Thomas Crafts (1740-1799) was a painter tradesman who participated in the Boston Tea Party. During the Revolutionary War he rose to the Colonel rank and commanded the artillery unit where Paul Revere served. He is believed to have been on of the people who made the Mohawk disguise worn by other participants. He was also a vegetarian.
Thomas Crafts Jr. was born in Boston, MA and grew up in his family house on Back St. (now Salem St.) in North End, just a block away from Paul Revere’s house and the Old North Church. He learned a trade of decorative painter (japanner). Not surprising that having grown up together with other famous patriots and sharing the same professional field he soon found himself in the midst of revolutionary protests, many of which later became known as the landmarks of American Revolution.
His first significant action was participation in the “Loyal Nine”, the group of patriots formed to protest the Stamp Act by driving out stamp distributors from the city.
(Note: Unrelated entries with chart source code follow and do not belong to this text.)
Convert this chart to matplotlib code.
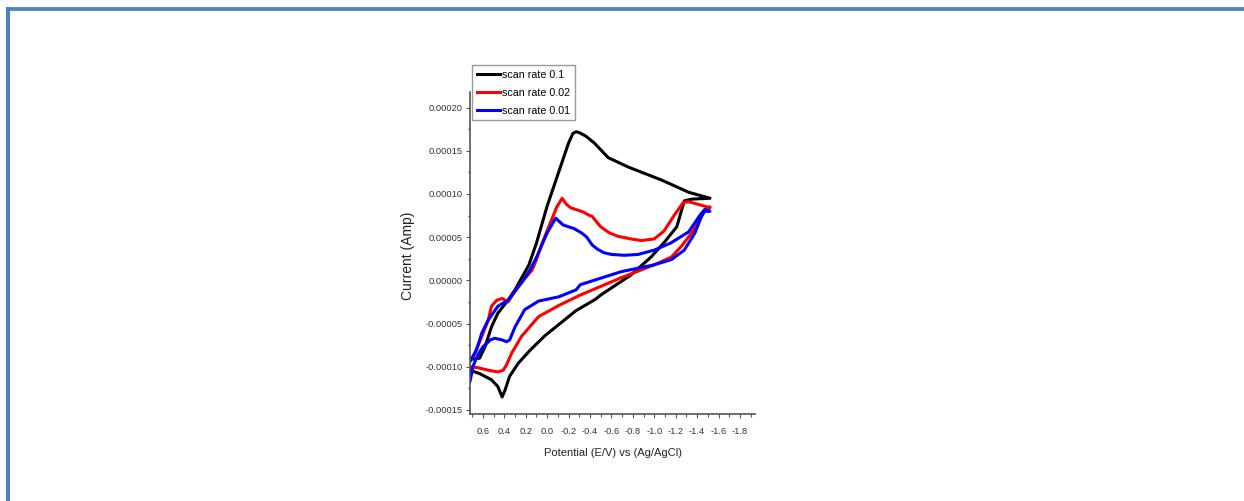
import matplotlib
matplotlib.use('Agg')
import matplotlib.pyplot as plt
from matplotlib.lines import Line2D
from matplotlib.ticker import FixedLocator, FormatStrFormatter
import numpy as np

# currents are in units of 1e-5 A, potentials in V vs Ag/AgCl
# scan rate 0.1
e_fwd_01 = [0.80, 0.72, 0.63, 0.52, 0.46, 0.42, 0.39, 0.35, 0.27, 0.16, 0.02, -0.12,
            -0.27, -0.45, -0.50, -0.78, -0.97, -1.10, -1.21, -1.28, -1.35, -1.52]
i_fwd_01 = [-10.2, -10.4, -10.8, -11.5, -12.3, -13.5, -12.6, -11.1, -9.6, -8.1, -6.4, -5.0,
            -3.5, -2.2, -1.7, 0.6, 2.7, 4.5, 6.2, 9.2, 9.4, 9.5]
e_rev_01 = [-1.52, -1.32, -1.07, -0.76, -0.57, -0.44, -0.36, -0.30, -0.27, -0.24, -0.20,
            0.00, 0.10, 0.17, 0.30, 0.365, 0.46, 0.52, 0.58, 0.63, 0.68, 0.80]
i_rev_01 = [9.5, 10.2, 11.6, 13.1, 14.2, 15.9, 16.7, 17.1, 17.2, 17.0, 15.9,
            8.6, 4.3, 1.8, -1.1, -2.3, -3.8, -5.4, -7.7, -9.0, -9.1, -9.1]

# scan rate 0.02
e_fwd_002 = [0.80, 0.72, 0.65, 0.55, 0.46, 0.41, 0.38, 0.33, 0.24, 0.08, -0.11, -0.31,
             -0.69, -1.00, -1.16, -1.25, -1.35, -1.44, -1.49, -1.52]
i_fwd_002 = [-9.9, -10.0, -10.1, -10.4, -10.6, -10.4, -9.8, -8.4, -6.5, -4.2, -2.9, -1.7,
             0.3, 1.8, 2.7, 3.9, 5.5, 7.4, 8.4, 8.5]
e_rev_002 = [-1.52, -1.41, -1.32, -1.27, -1.19, -1.09, -1.00, -0.88, -0.78, -0.66, -0.58,
             -0.50, -0.42, -0.38, -0.34, -0.22, -0.18, -0.14, -0.09, 0.06, 0.10, 0.14,
             0.27, 0.365, 0.42, 0.47, 0.52, 0.55, 0.61, 0.675, 0.72, 0.80]
i_rev_002 = [8.4, 8.8, 9.1, 9.0, 7.6, 5.7, 4.8, 4.6, 4.8, 5.1, 5.5,
             6.2, 7.4, 7.6, 7.9, 8.4, 8.8, 9.5, 8.5, 3.9, 2.4, 1.2,
             -0.7, -2.5, -2.1, -2.3, -3.0, -4.6, -6.5, -8.4, -9.4, -10.2]

# scan rate 0.01
e_fwd_001 = [0.80, 0.72, 0.69, 0.65, 0.60, 0.53, 0.49, 0.42, 0.38, 0.35, 0.30, 0.21,
             0.08, -0.11, -0.27, -0.31, -0.69, -1.00, -1.16, -1.28, -1.38, -1.44, -1.47, -1.52]
i_fwd_001 = [-14.0, -11.7, -9.9, -8.7, -7.7, -6.9, -6.7, -6.9, -7.1, -6.9, -5.4, -3.4,
             -2.4, -1.9, -1.1, -0.5, 1.0, 1.8, 2.4, 3.5, 5.5, 7.4, 8.0, 8.0]
e_rev_001 = [-1.52, -1.47, -1.43, -1.32, -1.15, -1.00, -0.85, -0.72, -0.60, -0.53, -0.47,
             -0.42, -0.37, -0.32, -0.25, -0.15, -0.08, 0.00, 0.08, 0.11, 0.16, 0.24,
             0.365, 0.46, 0.55, 0.61, 0.66, 0.71, 0.80]
i_rev_001 = [8.0, 8.2, 7.6, 5.6, 4.3, 3.5, 3.0, 2.9, 3.0, 3.2, 3.6,
             4.1, 5.0, 5.5, 6.0, 6.4, 7.2, 5.5, 3.2, 2.4, 1.2, -0.3,
             -2.3, -3.0, -4.6, -6.1, -8.1, -9.2, -10.5]

labels = ['scan rate 0.1', 'scan rate 0.02', 'scan rate 0.01']
colors = ['#000000', '#ff0000', '#0000ff']

x_ticks = [0.6, 0.4, 0.2, 0.0, -0.2, -0.4, -0.6, -0.8, -1.0, -1.2, -1.4, -1.6, -1.8]
x_minor = [0.7, 0.5, 0.3, 0.1, -0.1, -0.3, -0.5, -0.7, -0.9, -1.1, -1.3, -1.5, -1.7, -1.9]
y_ticks = [-0.00015, -0.0001, -0.00005, 0.0, 0.00005, 0.0001, 0.00015, 0.0002]
y_minor = [-0.000125, -0.000075, -0.000025, 0.000025, 0.000075, 0.000125, 0.000175]

plt.rcParams['font.family'] = ['Liberation Sans', 'DejaVu Sans']

W, H = 1244, 501
fig = plt.figure(figsize=(W / 100, H / 100), dpi=100)

# page frame lines (top and left)
fig.add_artist(Line2D([6 / W, 1], [1 - 9.2 / H] * 2, transform=fig.transFigure,
                      color='#4f81bd', lw=2.7, solid_capstyle='butt'))
fig.add_artist(Line2D([8 / W] * 2, [0, 1 - 7 / H], transform=fig.transFigure,
                      color='#4f81bd', lw=2.9, solid_capstyle='butt'))

ax = fig.add_axes([470 / W, 1 - 414 / H, 285 / W, 322 / H])

curves = [
    (e_fwd_01, i_fwd_01, e_rev_01, i_rev_01),
    (e_fwd_002, i_fwd_002, e_rev_002, i_rev_002),
    (e_fwd_001, i_fwd_001, e_rev_001, i_rev_001),
]
for (ef, jf, er, jr), c, lab in zip(curves, colors, labels):
    e = np.concatenate([ef, er])
    i = np.concatenate([jf, jr]) * 1e-5
    ax.plot(e, i, color=c, lw=2.2, label=lab, solid_joinstyle='round')

ax.set_xlim(0.72, -1.94)
ax.set_ylim(-0.0001547, 0.000218)

for s in ['top', 'right']:
    ax.spines[s].set_visible(False)
for s in ['left', 'bottom']:
    ax.spines[s].set_linewidth(1.2)
    ax.spines[s].set_color('#555555')

ax.xaxis.set_major_locator(FixedLocator(x_ticks))
ax.xaxis.set_minor_locator(FixedLocator(x_minor))
ax.yaxis.set_major_locator(FixedLocator(y_ticks))
ax.yaxis.set_minor_locator(FixedLocator(y_minor))
ax.xaxis.set_major_formatter(FormatStrFormatter('%.1f'))
ax.yaxis.set_major_formatter(FormatStrFormatter('%.5f'))
ax.tick_params(which='major', direction='out', length=3, width=0.8, color='#555555',
               labelsize=6.7, labelcolor='#333333', pad=2.5)
ax.tick_params(axis='x', which='major', pad=6)
ax.tick_params(which='minor', direction='out', length=1.8, width=0.8, color='#555555')

ax.set_xlabel('Potential (E/V) vs (Ag/AgCl)', fontsize=8, color='#222222')
ax.xaxis.set_label_coords(0.5, -0.105)
ax.set_ylabel('Current (Amp)', fontsize=10, color='#222222')
ax.yaxis.set_label_coords(-0.193, 0.49)

leg = ax.legend(loc='upper left', bbox_to_anchor=(472 / W, 1 - 65 / H),
                bbox_transform=fig.transFigure, borderaxespad=0, fancybox=False,
                edgecolor='#999999', framealpha=1, handlelength=2.2, handletextpad=0.2,
                borderpad=0.45, labelspacing=0.74, prop={'size': 7.7})
leg.get_frame().set_linewidth(1.0)
for line in leg.get_lines():
    line.set_linewidth(2.2)

fig.savefig('out.png', dpi=100)
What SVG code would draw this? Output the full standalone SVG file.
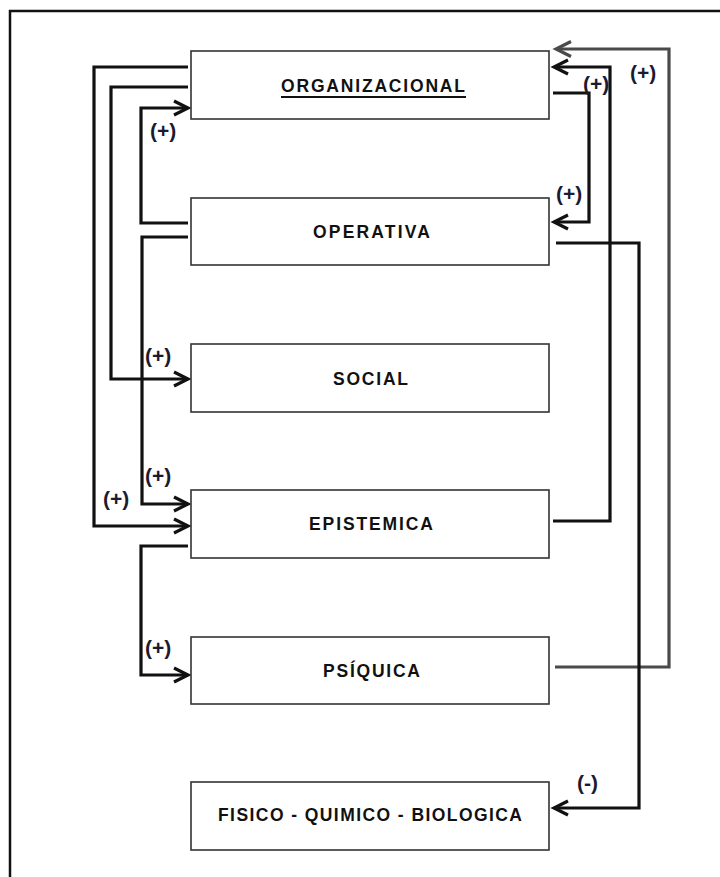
<svg xmlns="http://www.w3.org/2000/svg" width="720" height="877" viewBox="0 0 720 877">
<style>
.box{fill:#fff;stroke:#333;stroke-width:1.6}
.t{font-family:"Liberation Sans",Arial,sans-serif;font-weight:bold;font-size:17.5px;fill:#111;text-anchor:start}
.lbl{font-family:"Liberation Sans",Arial,sans-serif;font-weight:bold;font-size:21px;fill:#1a1a33}
.c{fill:none;stroke:#111;stroke-width:3.2;stroke-linejoin:miter}
.g{fill:none;stroke:#4a4a4a;stroke-width:3.2}
</style>
<defs>
<marker id="ah" markerUnits="userSpaceOnUse" markerWidth="20" markerHeight="20" viewBox="-16 -10 20 20" refX="0" refY="0" orient="auto">
<path d="M-14,-7 L0,0 L-14,7" fill="none" stroke="#111" stroke-width="3.2"/>
</marker>
<marker id="ahg" markerUnits="userSpaceOnUse" markerWidth="20" markerHeight="20" viewBox="-16 -10 20 20" refX="0" refY="0" orient="auto">
<path d="M-15,-7.5 L0,0 L-15,7.5" fill="none" stroke="#4a4a4a" stroke-width="3.2"/>
</marker>
</defs>
<rect x="10" y="11" width="730" height="890" fill="none" stroke="#111" stroke-width="2.5"/>
<g id="connectors">
<path class="c" d="M188,67 H94 V526 H188" marker-end="url(#ah)"/>
<path class="c" d="M188,87 H111 V379 H188" marker-end="url(#ah)"/>
<path class="c" d="M188,223 H141 V108 H188" marker-end="url(#ah)"/>
<path class="c" d="M188,237 H142 V504 H188" marker-end="url(#ah)"/>
<path class="c" d="M188,546 H141 V675 H188" marker-end="url(#ah)"/>
<path class="g" d="M555,667 H669 V49 H556" marker-end="url(#ahg)"/>
<path class="c" d="M553,521 H610 V67 H554" marker-end="url(#ah)"/>
<path class="c" d="M553,93 H589 V222 H554" marker-end="url(#ah)"/>
<path class="c" d="M556,243 H639 V808 H554" marker-end="url(#ah)"/>
<text class="lbl" x="150" y="138">(+)</text>
<text class="lbl" x="583" y="91">(+)</text>
<text class="lbl" x="630" y="80">(+)</text>
<text class="lbl" x="556" y="201">(+)</text>
<text class="lbl" x="145" y="363">(+)</text>
<text class="lbl" x="145" y="483">(+)</text>
<text class="lbl" x="103" y="506">(+)</text>
<text class="lbl" x="145" y="655">(+)</text>
<text class="lbl" x="577" y="790">(-)</text>
</g>
<g id="organizacional">
<rect class="box" x="191" y="51" width="358" height="68"/>
<text class="t" x="281" y="92" textLength="184" lengthAdjust="spacing">ORGANIZACIONAL</text>
<line x1="281" y1="97" x2="466" y2="97" stroke="#111" stroke-width="1.8"/>
</g>
<g id="operativa">
<rect class="box" x="191" y="198" width="358" height="67"/>
<text class="t" x="313" y="238" textLength="117" lengthAdjust="spacing">OPERATIVA</text>
</g>
<g id="social">
<rect class="box" x="191" y="344" width="358" height="68"/>
<text class="t" x="333" y="385" textLength="75" lengthAdjust="spacing">SOCIAL</text>
</g>
<g id="epistemica">
<rect class="box" x="191" y="490" width="358" height="68"/>
<text class="t" x="309" y="530" textLength="124" lengthAdjust="spacing">EPISTEMICA</text>
</g>
<g id="psiquica">
<rect class="box" x="191" y="637" width="358" height="67"/>
<text class="t" x="323" y="676.5" textLength="97" lengthAdjust="spacing">PSÍQUICA</text>
</g>
<g id="fisico">
<rect class="box" x="191" y="782" width="358" height="68"/>
<text class="t" x="218" y="821" textLength="304" lengthAdjust="spacing">FISICO - QUIMICO - BIOLOGICA</text>
</g>
</svg>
The Loyal Nine club was formed in August 1765 and in December it started callings itself the Sons of Liberty.
Crafts was one of the patriots who in August 14, 1765 hanged the effigy of Andrew Oliver, distributor of stamps for Massachusetts from a giant elm tree at the crossing of Essex and Orange Streets in the city’s South End. The elm tree later became known as the "Liberty Tree".
He also testified during the Boston Massacre trial.
Despite being one of the key figures in the Sons of Liberty Crafts was known as a moderate. In 1772 he was even accused of becoming a Tory, a British loyalist for his arguments against the most confrontational acts.
Like many other sons of liberty Col. Thomas Crafts also took an active interest in Masonic affairs. He became a member of St. Andrew's Lodge F. and A. M. in 1762, and afterwards became a member of the Grand Lodge of Massachusetts.
On December 16, 1773 Thomas Crafts took part in the destruction of the tea in Boston Harbor. His participation first came to light years later when Frederic W. Lincoln, Jr, the eighteenths mayor of Boston (18581866) spoke out about participation of his grandfather, Captain Amos Lincoln in this protest. According to his account, Amos Lincoln then a young man was the apprentice of Thomas Crafts and said that he obtained the Mohawk dress from Mr. Crafts who was in the Harbor with the other Sons of Liberty that night.
The military training of the former painter started when he joined the now famous artillery unit of the Boston’s militia that was commanded by Major Paddock and was naturally known as the Paddock’s Artillery Co. Among the militia men being part of this unit that consisted of skilled mechanics (craftsmen) was a great achievement. It was in the Paddock’s company where Crafts received his first officer rank of Lieutenant and became the third in command. The company had four small brass cannon and now two of them can be seen at the base of Bunker Hill Monument. They bear the names "Hancock" and "Adams."
To modern historians Mr. Crafts is most known for his participation in the Boston Tea Party, but his contemporaries were the most appreciative for his role as the commander of the Massachusetts militia artillery during the first years of the war. As the Colonel for the Massachusetts Regiment of Artillery, also known as “the Train” he greatly helped the cause of the Revolution by successfully defending the port of Boston from the British vessels. On 13th of June 1776 under the command of Gen. Benjamin Lincoln he drove the enemy’s ships out of Boston Harbor and lead to the capture of several ships and 700 British regulars.
In a letter written by Samuel Adams to his cousin, Col. Crafts family was mentioned as one of the former Sons of Liberty tradesmen families who rose in Boston’s society to become the new nobility. As such he was honored by being the first person to read the newly signed Declaration of Independence from the balcony of the Old State House in Boston in a 1776 ceremony.
After the Revolution Colonel Crafts continued serving people of Boston as selectman and Justice of the Peace and active Justice for many years after the war.
Thomas Crafts married in Boston 30 June, 1763, Frances Pickeny Gore, daughter of John and Frances (Pinkney) Gore of Boston, and sister of Governor Christopher Gore. She was born in Boston 3 Feb. 1744, and died there in 1788.